Copy out each line in the material below that has the word "page".

━━━━

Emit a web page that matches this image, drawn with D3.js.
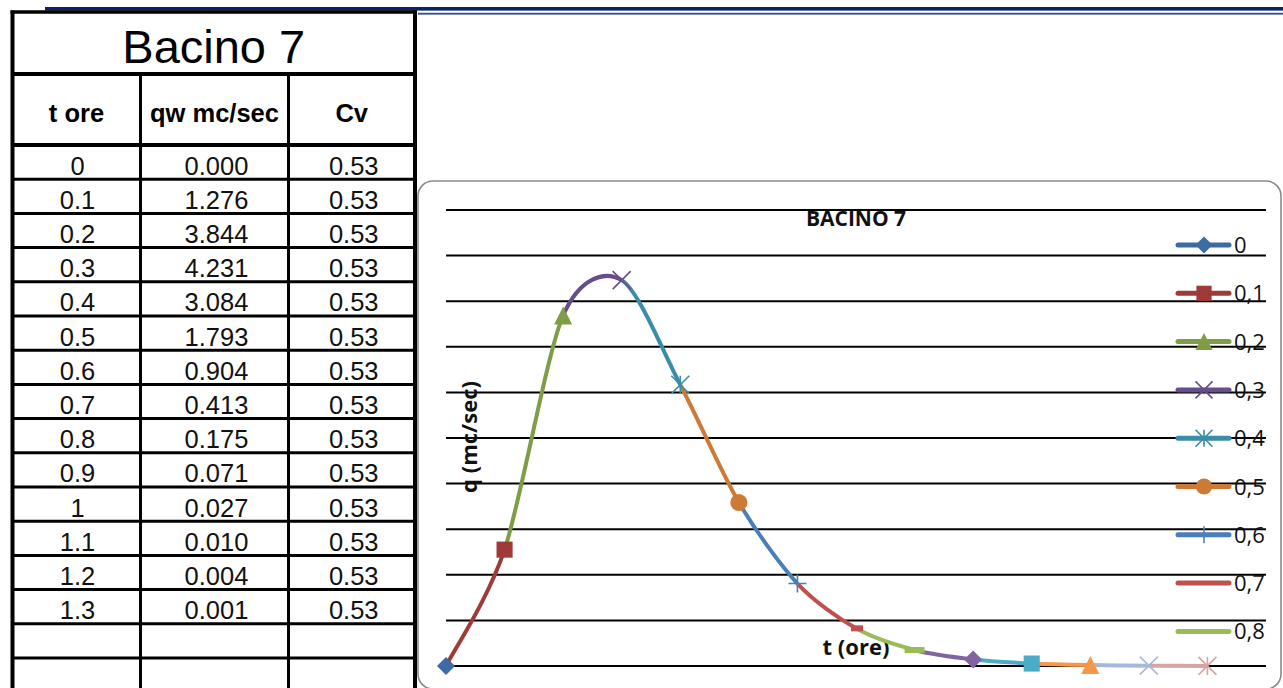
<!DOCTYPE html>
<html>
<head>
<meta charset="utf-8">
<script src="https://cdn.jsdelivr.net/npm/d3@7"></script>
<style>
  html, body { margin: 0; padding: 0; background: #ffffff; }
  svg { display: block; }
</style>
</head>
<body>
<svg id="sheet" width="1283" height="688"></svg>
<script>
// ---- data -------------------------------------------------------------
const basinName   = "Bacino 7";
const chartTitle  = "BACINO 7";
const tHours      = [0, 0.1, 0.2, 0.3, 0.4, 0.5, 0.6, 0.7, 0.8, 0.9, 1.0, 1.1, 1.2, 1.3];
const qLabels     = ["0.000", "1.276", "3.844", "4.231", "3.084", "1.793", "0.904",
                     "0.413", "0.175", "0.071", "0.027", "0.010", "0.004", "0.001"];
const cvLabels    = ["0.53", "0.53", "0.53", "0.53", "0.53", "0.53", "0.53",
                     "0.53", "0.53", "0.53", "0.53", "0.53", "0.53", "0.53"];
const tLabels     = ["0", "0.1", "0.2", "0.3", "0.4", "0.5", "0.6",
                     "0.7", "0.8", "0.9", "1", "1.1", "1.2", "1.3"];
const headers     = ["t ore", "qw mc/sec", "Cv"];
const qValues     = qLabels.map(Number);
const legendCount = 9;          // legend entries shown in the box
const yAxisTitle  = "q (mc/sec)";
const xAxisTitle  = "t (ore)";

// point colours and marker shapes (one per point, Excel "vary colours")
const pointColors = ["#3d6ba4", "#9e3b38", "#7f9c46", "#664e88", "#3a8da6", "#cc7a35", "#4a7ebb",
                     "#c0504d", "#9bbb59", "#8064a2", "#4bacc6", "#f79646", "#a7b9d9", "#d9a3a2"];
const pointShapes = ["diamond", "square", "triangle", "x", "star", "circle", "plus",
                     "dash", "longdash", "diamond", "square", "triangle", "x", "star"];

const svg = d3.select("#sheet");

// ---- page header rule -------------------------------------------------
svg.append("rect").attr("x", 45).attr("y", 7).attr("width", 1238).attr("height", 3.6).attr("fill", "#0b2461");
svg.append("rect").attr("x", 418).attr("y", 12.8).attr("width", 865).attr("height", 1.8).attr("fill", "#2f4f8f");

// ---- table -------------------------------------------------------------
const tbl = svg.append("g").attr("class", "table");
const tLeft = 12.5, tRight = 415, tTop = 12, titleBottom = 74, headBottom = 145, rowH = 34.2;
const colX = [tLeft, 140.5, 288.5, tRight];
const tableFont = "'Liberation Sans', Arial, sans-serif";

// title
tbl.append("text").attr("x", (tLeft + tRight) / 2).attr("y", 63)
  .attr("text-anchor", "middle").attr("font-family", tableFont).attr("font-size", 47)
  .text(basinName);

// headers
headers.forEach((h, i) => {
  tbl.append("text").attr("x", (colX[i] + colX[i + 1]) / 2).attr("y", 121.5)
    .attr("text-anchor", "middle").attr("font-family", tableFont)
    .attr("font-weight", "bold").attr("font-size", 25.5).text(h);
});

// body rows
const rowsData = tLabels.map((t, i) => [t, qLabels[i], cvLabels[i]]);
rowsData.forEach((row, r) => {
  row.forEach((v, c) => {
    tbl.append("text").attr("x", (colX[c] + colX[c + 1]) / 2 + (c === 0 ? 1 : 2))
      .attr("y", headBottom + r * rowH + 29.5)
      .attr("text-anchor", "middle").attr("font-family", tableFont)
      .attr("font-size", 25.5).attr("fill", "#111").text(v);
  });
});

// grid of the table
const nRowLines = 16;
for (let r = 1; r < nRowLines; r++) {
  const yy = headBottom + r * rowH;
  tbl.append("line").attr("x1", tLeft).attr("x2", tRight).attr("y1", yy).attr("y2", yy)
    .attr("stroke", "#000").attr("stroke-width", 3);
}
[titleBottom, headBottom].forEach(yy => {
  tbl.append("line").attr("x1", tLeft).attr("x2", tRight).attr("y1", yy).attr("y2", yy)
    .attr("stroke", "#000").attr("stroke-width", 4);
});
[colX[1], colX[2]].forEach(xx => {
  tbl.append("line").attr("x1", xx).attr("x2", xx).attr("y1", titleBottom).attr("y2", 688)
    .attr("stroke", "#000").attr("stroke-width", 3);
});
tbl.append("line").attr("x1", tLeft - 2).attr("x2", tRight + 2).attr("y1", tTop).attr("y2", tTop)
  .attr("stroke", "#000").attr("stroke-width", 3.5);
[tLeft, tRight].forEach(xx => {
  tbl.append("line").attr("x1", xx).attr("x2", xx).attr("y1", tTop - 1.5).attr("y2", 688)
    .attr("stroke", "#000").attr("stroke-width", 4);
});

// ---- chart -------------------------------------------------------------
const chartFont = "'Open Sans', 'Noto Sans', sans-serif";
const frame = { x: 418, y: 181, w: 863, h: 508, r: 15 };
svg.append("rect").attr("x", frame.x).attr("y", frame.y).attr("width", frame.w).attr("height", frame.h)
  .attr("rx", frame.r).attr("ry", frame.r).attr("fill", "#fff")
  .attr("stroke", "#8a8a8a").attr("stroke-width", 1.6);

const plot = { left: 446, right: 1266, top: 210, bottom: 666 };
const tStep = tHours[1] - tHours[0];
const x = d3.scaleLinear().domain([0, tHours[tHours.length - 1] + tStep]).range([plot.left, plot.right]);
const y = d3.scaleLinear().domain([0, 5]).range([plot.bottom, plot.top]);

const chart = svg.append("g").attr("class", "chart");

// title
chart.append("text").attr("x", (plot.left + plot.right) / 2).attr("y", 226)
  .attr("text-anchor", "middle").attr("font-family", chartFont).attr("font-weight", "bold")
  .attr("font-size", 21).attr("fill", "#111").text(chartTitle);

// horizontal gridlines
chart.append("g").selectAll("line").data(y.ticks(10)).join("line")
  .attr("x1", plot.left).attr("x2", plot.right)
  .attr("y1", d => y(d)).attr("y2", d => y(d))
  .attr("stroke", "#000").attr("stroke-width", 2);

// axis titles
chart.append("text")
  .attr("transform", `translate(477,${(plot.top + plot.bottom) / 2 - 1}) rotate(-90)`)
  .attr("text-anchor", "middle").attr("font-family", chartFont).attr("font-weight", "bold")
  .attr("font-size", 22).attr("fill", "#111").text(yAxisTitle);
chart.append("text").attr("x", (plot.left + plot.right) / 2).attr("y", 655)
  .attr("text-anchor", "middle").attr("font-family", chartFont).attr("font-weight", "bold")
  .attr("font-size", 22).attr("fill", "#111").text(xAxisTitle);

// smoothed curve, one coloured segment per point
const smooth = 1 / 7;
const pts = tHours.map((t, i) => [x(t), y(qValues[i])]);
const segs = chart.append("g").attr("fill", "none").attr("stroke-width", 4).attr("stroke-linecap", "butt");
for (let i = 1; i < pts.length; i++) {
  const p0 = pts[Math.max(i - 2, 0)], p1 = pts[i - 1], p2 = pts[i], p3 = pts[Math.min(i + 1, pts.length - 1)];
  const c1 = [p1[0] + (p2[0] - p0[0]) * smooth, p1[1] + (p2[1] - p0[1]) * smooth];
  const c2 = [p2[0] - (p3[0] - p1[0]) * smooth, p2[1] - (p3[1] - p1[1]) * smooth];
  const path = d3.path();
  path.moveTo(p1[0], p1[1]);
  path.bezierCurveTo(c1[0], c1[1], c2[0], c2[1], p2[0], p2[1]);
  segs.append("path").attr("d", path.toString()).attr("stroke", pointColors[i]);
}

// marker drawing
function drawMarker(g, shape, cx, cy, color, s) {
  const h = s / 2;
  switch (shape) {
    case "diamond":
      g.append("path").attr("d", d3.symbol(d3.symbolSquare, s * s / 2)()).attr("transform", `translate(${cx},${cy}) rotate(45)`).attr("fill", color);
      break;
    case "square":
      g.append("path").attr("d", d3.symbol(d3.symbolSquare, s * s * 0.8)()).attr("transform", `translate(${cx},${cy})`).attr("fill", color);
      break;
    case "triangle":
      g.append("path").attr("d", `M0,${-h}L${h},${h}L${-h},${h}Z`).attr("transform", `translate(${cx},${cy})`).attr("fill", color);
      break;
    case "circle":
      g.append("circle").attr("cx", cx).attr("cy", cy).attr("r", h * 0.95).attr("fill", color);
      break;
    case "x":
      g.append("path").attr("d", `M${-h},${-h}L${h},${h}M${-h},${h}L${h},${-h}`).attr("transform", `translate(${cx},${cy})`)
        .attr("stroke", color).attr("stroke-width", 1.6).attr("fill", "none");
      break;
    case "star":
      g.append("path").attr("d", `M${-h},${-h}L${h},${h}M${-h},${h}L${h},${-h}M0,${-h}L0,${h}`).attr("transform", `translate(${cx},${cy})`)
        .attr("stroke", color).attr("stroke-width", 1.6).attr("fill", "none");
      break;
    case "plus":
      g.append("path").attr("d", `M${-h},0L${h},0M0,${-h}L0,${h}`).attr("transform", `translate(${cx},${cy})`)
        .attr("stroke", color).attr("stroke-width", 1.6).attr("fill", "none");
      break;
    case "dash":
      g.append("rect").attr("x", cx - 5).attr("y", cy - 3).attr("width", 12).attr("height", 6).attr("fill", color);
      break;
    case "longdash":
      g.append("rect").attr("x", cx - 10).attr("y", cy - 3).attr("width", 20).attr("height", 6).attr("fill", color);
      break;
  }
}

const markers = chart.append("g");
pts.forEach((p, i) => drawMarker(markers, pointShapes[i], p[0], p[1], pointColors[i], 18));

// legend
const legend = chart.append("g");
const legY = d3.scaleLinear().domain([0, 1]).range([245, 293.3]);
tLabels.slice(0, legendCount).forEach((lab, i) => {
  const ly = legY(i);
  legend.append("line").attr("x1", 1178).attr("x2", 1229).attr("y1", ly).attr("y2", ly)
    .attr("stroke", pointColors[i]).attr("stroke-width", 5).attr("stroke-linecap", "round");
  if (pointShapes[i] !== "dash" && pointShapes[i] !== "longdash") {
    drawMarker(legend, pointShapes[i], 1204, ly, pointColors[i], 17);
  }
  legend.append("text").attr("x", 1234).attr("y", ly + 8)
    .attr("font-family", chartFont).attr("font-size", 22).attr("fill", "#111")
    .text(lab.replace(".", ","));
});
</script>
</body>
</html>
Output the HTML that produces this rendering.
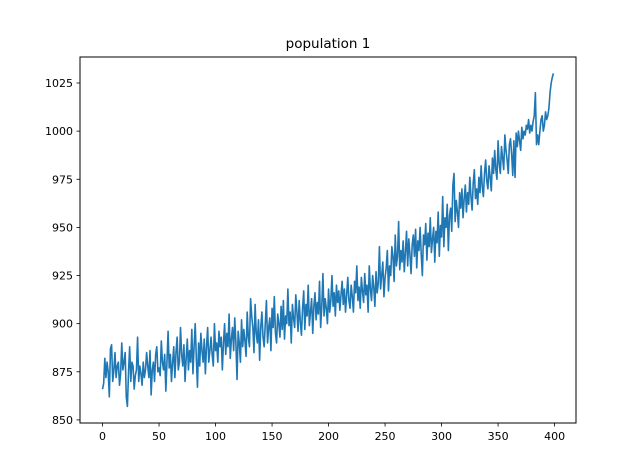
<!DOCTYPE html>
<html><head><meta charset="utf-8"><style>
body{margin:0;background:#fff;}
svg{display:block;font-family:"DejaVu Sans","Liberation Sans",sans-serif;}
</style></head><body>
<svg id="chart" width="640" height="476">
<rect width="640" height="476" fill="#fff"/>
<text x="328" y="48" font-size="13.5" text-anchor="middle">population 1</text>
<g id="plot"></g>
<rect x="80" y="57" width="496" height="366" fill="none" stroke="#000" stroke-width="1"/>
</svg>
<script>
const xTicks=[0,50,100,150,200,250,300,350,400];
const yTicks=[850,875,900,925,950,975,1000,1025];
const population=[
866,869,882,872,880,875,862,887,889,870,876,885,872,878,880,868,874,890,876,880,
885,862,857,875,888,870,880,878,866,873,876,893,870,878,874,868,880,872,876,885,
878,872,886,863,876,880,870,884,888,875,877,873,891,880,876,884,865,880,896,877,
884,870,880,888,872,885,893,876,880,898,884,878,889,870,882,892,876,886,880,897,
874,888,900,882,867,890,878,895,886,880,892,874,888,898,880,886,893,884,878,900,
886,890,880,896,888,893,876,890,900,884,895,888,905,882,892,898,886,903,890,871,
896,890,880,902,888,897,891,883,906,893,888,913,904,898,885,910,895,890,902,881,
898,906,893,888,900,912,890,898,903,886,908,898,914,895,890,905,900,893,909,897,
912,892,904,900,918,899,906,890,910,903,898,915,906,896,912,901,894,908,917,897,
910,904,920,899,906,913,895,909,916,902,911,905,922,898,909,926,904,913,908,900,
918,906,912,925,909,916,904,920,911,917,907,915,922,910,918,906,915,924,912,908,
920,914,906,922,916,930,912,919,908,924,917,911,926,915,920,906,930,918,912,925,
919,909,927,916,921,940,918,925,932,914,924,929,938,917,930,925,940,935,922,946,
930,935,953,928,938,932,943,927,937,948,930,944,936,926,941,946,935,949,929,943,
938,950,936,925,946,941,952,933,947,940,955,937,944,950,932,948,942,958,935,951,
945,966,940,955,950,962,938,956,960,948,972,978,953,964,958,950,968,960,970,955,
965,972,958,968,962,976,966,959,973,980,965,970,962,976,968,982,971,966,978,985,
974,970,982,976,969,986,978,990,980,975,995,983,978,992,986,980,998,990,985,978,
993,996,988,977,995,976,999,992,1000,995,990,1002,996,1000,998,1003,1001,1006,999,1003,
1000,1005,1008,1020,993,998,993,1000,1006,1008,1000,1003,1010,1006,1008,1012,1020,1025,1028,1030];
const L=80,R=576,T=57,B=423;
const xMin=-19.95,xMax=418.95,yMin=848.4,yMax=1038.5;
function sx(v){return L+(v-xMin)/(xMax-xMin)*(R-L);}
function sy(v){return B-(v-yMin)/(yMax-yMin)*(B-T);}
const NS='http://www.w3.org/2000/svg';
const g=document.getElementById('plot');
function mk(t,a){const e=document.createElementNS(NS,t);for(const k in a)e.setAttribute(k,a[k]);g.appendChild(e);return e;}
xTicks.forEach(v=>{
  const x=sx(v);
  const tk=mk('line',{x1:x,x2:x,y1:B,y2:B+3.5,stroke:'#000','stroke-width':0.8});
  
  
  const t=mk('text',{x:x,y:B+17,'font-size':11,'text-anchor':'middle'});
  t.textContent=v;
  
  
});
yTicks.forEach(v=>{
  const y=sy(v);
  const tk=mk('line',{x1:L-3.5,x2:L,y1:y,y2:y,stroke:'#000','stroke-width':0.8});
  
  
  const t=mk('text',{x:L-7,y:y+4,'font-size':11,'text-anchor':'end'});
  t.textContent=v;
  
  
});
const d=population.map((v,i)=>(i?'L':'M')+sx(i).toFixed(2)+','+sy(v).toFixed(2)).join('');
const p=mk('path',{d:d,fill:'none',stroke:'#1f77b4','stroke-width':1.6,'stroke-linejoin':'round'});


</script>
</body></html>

━━━━

◆ Task result:
Emit a web page that matches this image, drawn with D3.js.
// ---- page header rule -------------------------------------------------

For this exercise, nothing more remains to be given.